**WORK REQUIRED**. Leaving out every picture, retype the lines below from the top through the one that contains "import * as d3 from 'd3';".

**INFORMATION PROVIDED**.
============================================================

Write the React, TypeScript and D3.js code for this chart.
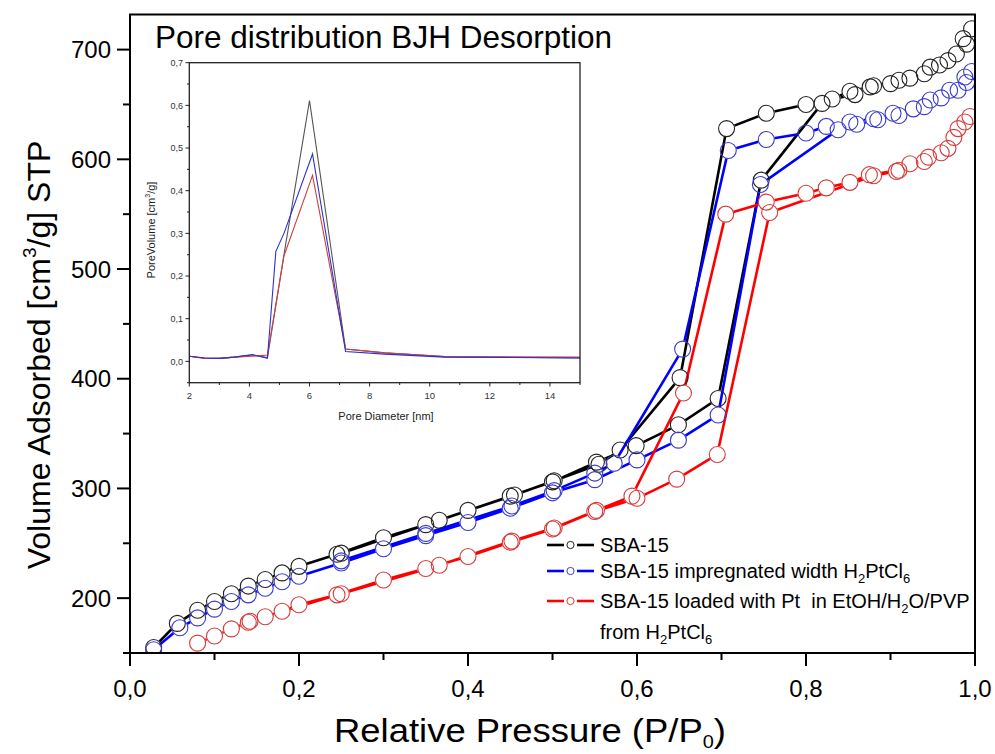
import React from 'react';
import * as d3 from 'd3';

// ---------- main isotherm data ----------
const xTicks = [0, 0.2, 0.4, 0.6, 0.8, 1.0];
const xMinorTicks = [0.1, 0.3, 0.5, 0.7, 0.9];
const yTicks = [200, 300, 400, 500, 600, 700];
const yMinorTicks = [150, 250, 350, 450, 550, 650];

const sbaAdsP = [0.028, 0.056, 0.08, 0.10, 0.12, 0.14, 0.16, 0.18, 0.20, 0.245, 0.30, 0.35, 0.40, 0.45, 0.50, 0.552, 0.599, 0.649, 0.696, 0.747, 0.819, 0.831, 0.852, 0.876, 0.90, 0.923, 0.947, 0.968, 0.986, 0.996];
const sbaAdsV = [155, 177, 189, 197, 204, 211, 217, 223, 229, 240, 255, 267, 280, 293, 306, 324, 339, 358, 382, 581, 651, 655, 662, 666, 669, 674, 684, 690, 710, 719];
const sbaDesP = [0.99, 0.978, 0.958, 0.94, 0.91, 0.88, 0.858, 0.80, 0.753, 0.706, 0.651, 0.58, 0.555, 0.502, 0.455, 0.366, 0.25];
const sbaDesV = [705, 696, 686, 678, 672, 667, 659, 650, 642, 628, 401, 335, 322, 307, 294, 271, 241];

const impAdsP = [0.028, 0.059, 0.08, 0.10, 0.12, 0.14, 0.16, 0.18, 0.20, 0.25, 0.30, 0.35, 0.40, 0.45, 0.50, 0.55, 0.60, 0.649, 0.696, 0.746, 0.838, 0.86, 0.885, 0.903, 0.927, 0.947, 0.97, 0.988, 0.996];
const impAdsV = [153, 173, 182, 190, 197, 203, 209, 215, 220, 232, 245, 257, 269, 282, 296, 308, 326, 344, 367, 577, 627, 632, 636, 642, 646, 654, 663, 675, 680];
const impDesP = [0.99, 0.98, 0.96, 0.94, 0.91, 0.88, 0.852, 0.824, 0.80, 0.753, 0.708, 0.654, 0.573, 0.55, 0.502, 0.452, 0.35, 0.25];
const impDesV = [670, 663, 656, 648, 640, 637, 634, 630, 624, 618, 608, 427, 323, 314, 298, 284, 259, 234];

const ptAdsP = [0.08, 0.10, 0.12, 0.14, 0.16, 0.18, 0.20, 0.245, 0.30, 0.35, 0.40, 0.45, 0.50, 0.55, 0.60, 0.647, 0.695, 0.757, 0.88, 0.907, 0.923, 0.945, 0.968, 0.98, 0.994];
const ptAdsV = [159, 165.5, 172, 178, 183, 188, 194, 203, 216.5, 227, 238, 251, 263, 279, 291, 308.5, 331, 551.5, 585, 589, 596, 602, 610, 628, 639];
const ptDesP = [0.988, 0.975, 0.96, 0.94, 0.91, 0.875, 0.852, 0.824, 0.80, 0.753, 0.705, 0.655, 0.594, 0.552, 0.502, 0.452, 0.366, 0.25, 0.142];
const ptDesV = [634, 620, 606, 598, 590, 586, 579, 574, 569, 561, 550, 387, 293, 280, 264, 252, 230, 204, 179];

// ---------- inset (BJH desorption) data ----------
const insetXTicks = [2, 4, 6, 8, 10, 12, 14];
const insetXMinor = [3, 5, 7, 9, 11, 13, 15];
const insetYTicks = [0, 0.1, 0.2, 0.3, 0.4, 0.5, 0.6, 0.7];
const insetYMinor = [-0.05, 0.05, 0.15, 0.25, 0.35, 0.45, 0.55, 0.65];

const bjhSbaD = [2.0, 2.5, 3.0, 3.5, 4.1, 4.6, 5.15, 6.0, 7.2, 8.5, 10.5, 15.0];
const bjhSbaV = [0.012, 0.008, 0.007, 0.010, 0.015, 0.009, 0.25, 0.611, 0.029, 0.020, 0.011, 0.008];
const bjhImpD = [2.0, 2.5, 3.0, 3.5, 4.1, 4.6, 4.88, 5.15, 6.1, 7.2, 8.5, 10.5, 15.0];
const bjhImpV = [0.012, 0.008, 0.007, 0.010, 0.016, 0.007, 0.258, 0.30, 0.486, 0.023, 0.017, 0.010, 0.008];
const bjhPtD = [2.0, 2.5, 3.0, 3.5, 4.1, 4.6, 5.15, 6.1, 7.2, 8.5, 10.5, 15.0];
const bjhPtV = [0.012, 0.007, 0.007, 0.010, 0.012, 0.015, 0.247, 0.436, 0.029, 0.020, 0.011, 0.010];

const FONT = '"Liberation Sans", Arial, sans-serif';

type Pt = [number, number];
const zip = (a: number[], b: number[]): Pt[] => a.map((v, i) => [v, b[i]] as Pt);

export default function App() {
  const x = d3.scaleLinear().domain([0, 1]).range([130, 975]);
  const y = d3.scaleLinear().domain([150, 732]).range([653, 14.5]);
  const fmt = (v: number) => d3.format('.1f')(v).replace('.', ',');

  const series = [
    { id: 'sba', line: '#000000', sym: '#222222', pts: [...zip(sbaAdsP, sbaAdsV), ...zip(sbaDesP, sbaDesV)] },
    { id: 'imp', line: '#0000ff', sym: '#3a3ad0', pts: [...zip(impAdsP, impAdsV), ...zip(impDesP, impDesV)] },
    { id: 'pt', line: '#ff0000', sym: '#d83a3a', pts: [...zip(ptAdsP, ptAdsV), ...zip(ptDesP, ptDesV)] },
  ];
  const R = 8;
  const lineGen = d3.line<Pt>().x(d => x(d[0])).y(d => y(d[1]));

  // inset scales
  const xi = d3.scaleLinear().domain([2, 15]).range([189.3, 580]);
  const yi = d3.scaleLinear().domain([-0.05, 0.7]).range([382.7, 62.7]);
  const insetLine = d3.line<Pt>().x(d => xi(d[0])).y(d => yi(d[1]));
  const insetSeries = [
    { c: '#555555', pts: zip(bjhSbaD, bjhSbaV) },
    { c: '#d04040', pts: zip(bjhPtD, bjhPtV) },
    { c: '#3030d0', pts: zip(bjhImpD, bjhImpV) },
  ];

  const legend = [
    { c: '#000000', s: '#222222', y: 545 },
    { c: '#0000ff', s: '#3a3ad0', y: 571 },
    { c: '#ff0000', s: '#d83a3a', y: 601 },
  ];

  return (
    <svg width={995} height={754} style={{ position: 'absolute', left: 0, top: 0, background: '#fff' }} fontFamily={FONT}>
      <defs>
        <clipPath id="plotClip">
          <rect x={130} y={14.5} width={845} height={638.5} />
        </clipPath>
        {series.map(s => (
          <mask id={`mask-${s.id}`} key={s.id} maskUnits="userSpaceOnUse" x={0} y={0} width={995} height={754}>
            <rect x={0} y={0} width={995} height={754} fill="white" />
            {s.pts.map((d, i) => (
              <circle key={i} cx={x(d[0])} cy={y(d[1])} r={R + 0.5} fill="black" />
            ))}
          </mask>
        ))}
      </defs>
      <rect x={0} y={0} width={995} height={754} fill="#fff" />

      {/* data */}
      <g clipPath="url(#plotClip)">
        {series.map(s => (
          <path key={s.id} d={lineGen(s.pts) || ''} fill="none" stroke={s.line} strokeWidth={2.6} mask={`url(#mask-${s.id})`} />
        ))}
        {series.map(s => (
          <g key={s.id + 'c'}>
            {s.pts.map((d, i) => (
              <circle key={i} cx={x(d[0])} cy={y(d[1])} r={R} fill="none" stroke={s.sym} strokeWidth={1.1} />
            ))}
          </g>
        ))}
      </g>

      {/* frame */}
      <rect x={130} y={14.5} width={845} height={638.5} fill="none" stroke="#000" strokeWidth={2} />

      {/* x axis ticks */}
      {xTicks.map(t => (
        <g key={'xt' + t}>
          <line x1={x(t)} x2={x(t)} y1={653} y2={666} stroke="#000" strokeWidth={2} />
          <text x={x(t)} y={697} fontSize={24} textAnchor="middle" fill="#000">{fmt(t)}</text>
        </g>
      ))}
      {xMinorTicks.map(t => (
        <line key={'xm' + t} x1={x(t)} x2={x(t)} y1={653} y2={660} stroke="#000" strokeWidth={2} />
      ))}
      {/* y axis ticks */}
      {yTicks.map(t => (
        <g key={'yt' + t}>
          <line x1={117} x2={130} y1={y(t)} y2={y(t)} stroke="#000" strokeWidth={2} />
          <text x={111} y={y(t) + 8.5} fontSize={24} textAnchor="end" fill="#000">{t}</text>
        </g>
      ))}
      {yMinorTicks.map(t => (
        <line key={'ym' + t} x1={123} x2={130} y1={y(t)} y2={y(t)} stroke="#000" strokeWidth={2} />
      ))}

      {/* axis titles */}
      <text x={530} y={742} fontSize={33} textAnchor="middle" fill="#000" textLength={392} lengthAdjust="spacingAndGlyphs">
        Relative Pressure (P/P<tspan fontSize={18} dy={6}>0</tspan><tspan dy={-6}>)</tspan>
      </text>
      <text transform="translate(50,355) rotate(-90)" fontSize={32} textAnchor="middle" fill="#000">
        Volume Adsorbed [cm<tspan fontSize={19} dy={-14}>3</tspan><tspan dy={14}>/g] STP</tspan>
      </text>

      {/* title */}
      <text x={155} y={48} fontSize={31.5} fill="#000">Pore distribution BJH Desorption</text>

      {/* legend */}
      {legend.map((l, i) => (
        <g key={'lg' + i}>
          <line x1={547} x2={564} y1={l.y} y2={l.y} stroke={l.c} strokeWidth={2.6} />
          <line x1={577} x2={594} y1={l.y} y2={l.y} stroke={l.c} strokeWidth={2.6} />
          <circle cx={570.5} cy={l.y} r={3.6} fill="none" stroke={l.s} strokeWidth={1} />
        </g>
      ))}
      <g fontSize={20} fill="#000">
        <text x={600} y={552}>SBA-15</text>
        <text x={600} y={578}>SBA-15 impregnated width H<tspan fontSize={13} dy={5}>2</tspan><tspan dy={-5}>PtCl</tspan><tspan fontSize={13} dy={5}>6</tspan></text>
        <text x={600} y={608}>{'SBA-15 loaded with Pt\u00A0 in EtOH/H'}<tspan fontSize={13} dy={5}>2</tspan><tspan dy={-5}>O/PVP</tspan></text>
        <text x={600} y={639}>from H<tspan fontSize={13} dy={5}>2</tspan><tspan dy={-5}>PtCl</tspan><tspan fontSize={13} dy={5}>6</tspan></text>
      </g>

      {/* inset */}
      <g>
        {insetSeries.map((s, i) => (
          <path key={'is' + i} d={insetLine(s.pts) || ''} fill="none" stroke={s.c} strokeWidth={1.1} />
        ))}
        <rect x={189.3} y={62.7} width={580 - 189.3} height={382.7 - 62.7} fill="none" stroke="#222" strokeWidth={1.3} />
        {insetXTicks.map(t => (
          <g key={'ixt' + t}>
            <line x1={xi(t)} x2={xi(t)} y1={382.7} y2={386.5} stroke="#222" strokeWidth={1} />
            <text x={xi(t)} y={399} fontSize={9.5} textAnchor="middle" fill="#333">{t}</text>
          </g>
        ))}
        {insetXMinor.map(t => (
          <line key={'ixm' + t} x1={xi(t)} x2={xi(t)} y1={382.7} y2={385} stroke="#222" strokeWidth={1} />
        ))}
        {insetYTicks.map(t => (
          <g key={'iyt' + t}>
            <line x1={185.5} x2={189.3} y1={yi(t)} y2={yi(t)} stroke="#222" strokeWidth={1} />
            <text x={183} y={yi(t) + 3.3} fontSize={9} textAnchor="end" fill="#333">{fmt(t)}</text>
          </g>
        ))}
        {insetYMinor.map(t => (
          <line key={'iym' + t} x1={187} x2={189.3} y1={yi(t)} y2={yi(t)} stroke="#222" strokeWidth={1} />
        ))}
        <text x={386} y={420} fontSize={11} textAnchor="middle" fill="#222">Pore Diameter [nm]</text>
        <text transform="translate(155,230) rotate(-90)" fontSize={11} textAnchor="middle" fill="#222">
          PoreVolume [cm<tspan fontSize={7} dy={-5}>3</tspan><tspan dy={5}>/g]</tspan>
        </text>
      </g>
    </svg>
  );
}
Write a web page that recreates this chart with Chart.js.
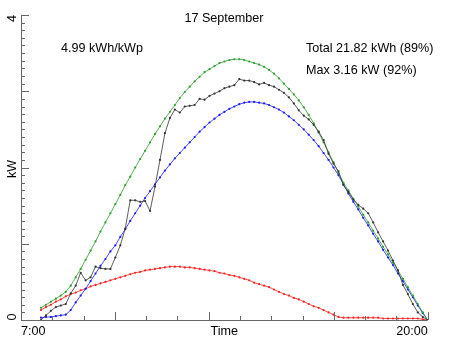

============================================================

**REPLY**.
Write the React, TypeScript and D3.js code for this chart.
import React from 'react';
import * as d3 from 'd3';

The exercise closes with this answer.